How many frames of brood covered w/ bees and corresponding number of frames of honey to go w/ them can you get out of your hive?


----------



## Markwell

I think it is hard to split successful colonies, like Clayton says (hard meaning unwise). But with great nectar comes great splitting potential.


----------



## ImaNewBeeToThis

If I'm not suppose to split my first nuc, what are you supposed to do when both of your bodies are full of brood?


----------



## Beregondo

Joel said:


> The 2nd week of April or as soon as we have steady nights at 55F and above to avoid chill brood, we split into 3 single deeps.


Joel, If I'm reading your post correctly this is while you're still in south Carolina?

My yard is on Watercure Rd near where it drops down the hill into Elmira - not far from Rorick Hollow Rd - and the days are just getting steadily above 55 in mid April.
Or was it a typo?

Curious when/if you give bees pollen sub to stimulate brood in spring: before/after/same time as you start feeding syrup?

Also, do you sell nucs only, or will you have Finger Lakes queens for sale as well?

Thx,
Craig


----------



## EastSideBuzz

Wow is that a loaded question.

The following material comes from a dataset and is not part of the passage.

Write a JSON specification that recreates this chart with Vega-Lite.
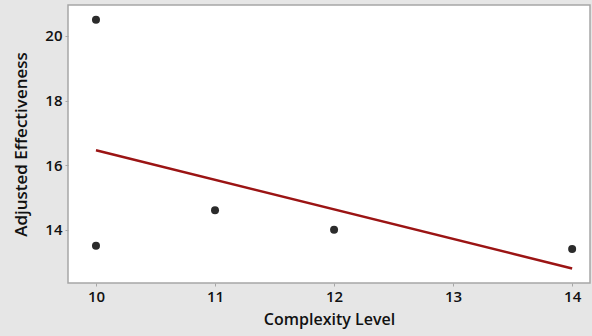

Depends is a huge factor. Have a local old timer come look at your hives and get some real eyes on your plan.


----------



## deknow

One thing worth paying attention to (I think Mike Palmer pointed it out to me) is the age of the bees you are splitting.

There is a tendency (and don't ask how I know) to get overzealous after your first successful split...."now I can make 2 more!"

It's a bit like looking at those 3D "magic eye" posters....you want to hold the frame of bees covering brood in front of you, and focus, not on the comb, but on the thoraxes of the bees on the comb. Young bees are fuzzy here...older bees are shiny. If you are looking at a lot of shiny thoraxes, you are probably looking at somewhat older bees tending to the brood. You do not want to set these bees up to raise an emergency queen (walk away split), and you want to make sure any split you do make has plenty of young bees....if they don't, wait a couple of weeks for brood to emerge (assuming there is a lot of brood to start with...otherwise, splitting probably isn't warranted in the first place).

deknow


----------



## oblib

Great point deknow


----------